What the task asks:
A verbatim copy of the records is required, with all pictures left out.

Collection entries:
- - - - -

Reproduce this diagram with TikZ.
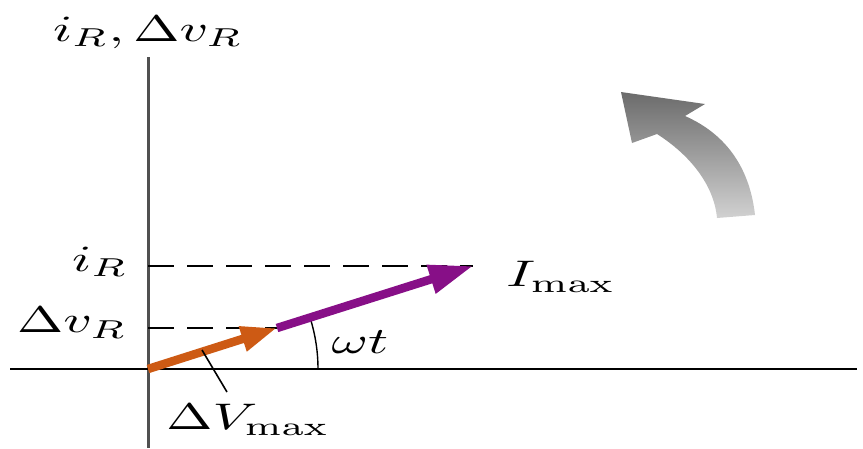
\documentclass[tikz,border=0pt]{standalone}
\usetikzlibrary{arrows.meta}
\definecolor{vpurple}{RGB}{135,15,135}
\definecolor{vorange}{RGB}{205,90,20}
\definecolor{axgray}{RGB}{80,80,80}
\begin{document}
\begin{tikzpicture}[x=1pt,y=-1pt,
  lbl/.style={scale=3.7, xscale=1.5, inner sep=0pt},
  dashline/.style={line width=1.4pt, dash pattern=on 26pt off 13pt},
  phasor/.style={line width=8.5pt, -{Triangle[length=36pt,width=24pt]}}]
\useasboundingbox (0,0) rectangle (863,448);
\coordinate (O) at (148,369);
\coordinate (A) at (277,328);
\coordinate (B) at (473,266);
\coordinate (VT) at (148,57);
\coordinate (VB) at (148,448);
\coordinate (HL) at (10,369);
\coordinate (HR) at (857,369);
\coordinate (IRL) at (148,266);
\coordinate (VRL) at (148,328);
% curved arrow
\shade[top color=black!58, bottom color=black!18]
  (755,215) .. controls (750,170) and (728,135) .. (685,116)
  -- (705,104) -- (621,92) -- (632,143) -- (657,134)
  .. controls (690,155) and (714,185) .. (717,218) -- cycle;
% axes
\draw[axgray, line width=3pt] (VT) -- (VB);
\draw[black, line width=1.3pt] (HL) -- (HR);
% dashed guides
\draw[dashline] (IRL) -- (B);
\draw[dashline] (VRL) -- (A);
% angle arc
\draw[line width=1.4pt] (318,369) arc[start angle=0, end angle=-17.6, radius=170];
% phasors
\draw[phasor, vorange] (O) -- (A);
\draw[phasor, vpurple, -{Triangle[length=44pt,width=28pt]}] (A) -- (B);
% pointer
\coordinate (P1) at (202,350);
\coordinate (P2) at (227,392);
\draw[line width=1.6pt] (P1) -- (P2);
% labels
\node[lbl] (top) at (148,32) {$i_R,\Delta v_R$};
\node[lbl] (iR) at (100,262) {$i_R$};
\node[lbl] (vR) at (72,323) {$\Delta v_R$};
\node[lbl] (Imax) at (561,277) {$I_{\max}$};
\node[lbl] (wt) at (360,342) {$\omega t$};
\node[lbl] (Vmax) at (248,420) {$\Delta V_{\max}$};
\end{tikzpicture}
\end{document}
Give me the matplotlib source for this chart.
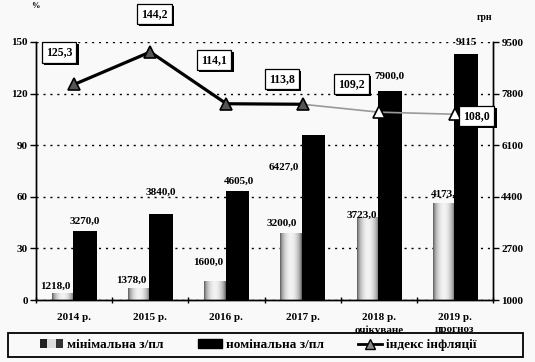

- - - - -

Task output:
Reproduce this diagram with TikZ.
\documentclass[tikz,border=0pt]{standalone}
\usetikzlibrary{arrows.meta}
\definecolor{vpurple}{RGB}{135,15,135}
\definecolor{vorange}{RGB}{205,90,20}
\definecolor{axgray}{RGB}{80,80,80}
\begin{document}
\begin{tikzpicture}[x=1pt,y=-1pt,
  lbl/.style={scale=3.7, xscale=1.5, inner sep=0pt},
  dashline/.style={line width=1.4pt, dash pattern=on 26pt off 13pt},
  phasor/.style={line width=8.5pt, -{Triangle[length=36pt,width=24pt]}}]
\useasboundingbox (0,0) rectangle (863,448);
\coordinate (O) at (148,369);
\coordinate (A) at (277,328);
\coordinate (B) at (473,266);
\coordinate (VT) at (148,57);
\coordinate (VB) at (148,448);
\coordinate (HL) at (10,369);
\coordinate (HR) at (857,369);
\coordinate (IRL) at (148,266);
\coordinate (VRL) at (148,328);
% curved arrow
\shade[top color=black!58, bottom color=black!18]
  (755,215) .. controls (750,170) and (728,135) .. (685,116)
  -- (705,104) -- (621,92) -- (632,143) -- (657,134)
  .. controls (690,155) and (714,185) .. (717,218) -- cycle;
% axes
\draw[axgray, line width=3pt] (VT) -- (VB);
\draw[black, line width=1.3pt] (HL) -- (HR);
% dashed guides
\draw[dashline] (IRL) -- (B);
\draw[dashline] (VRL) -- (A);
% angle arc
\draw[line width=1.4pt] (318,369) arc[start angle=0, end angle=-17.6, radius=170];
% phasors
\draw[phasor, vorange] (O) -- (A);
\draw[phasor, vpurple, -{Triangle[length=44pt,width=28pt]}] (A) -- (B);
% pointer
\coordinate (P1) at (202,350);
\coordinate (P2) at (227,392);
\draw[line width=1.6pt] (P1) -- (P2);
% labels
\node[lbl] (top) at (148,32) {$i_R,\Delta v_R$};
\node[lbl] (iR) at (100,262) {$i_R$};
\node[lbl] (vR) at (72,323) {$\Delta v_R$};
\node[lbl] (Imax) at (561,277) {$I_{\max}$};
\node[lbl] (wt) at (360,342) {$\omega t$};
\node[lbl] (Vmax) at (248,420) {$\Delta V_{\max}$};
\end{tikzpicture}
\end{document}
Give me the matplotlib source for this chart.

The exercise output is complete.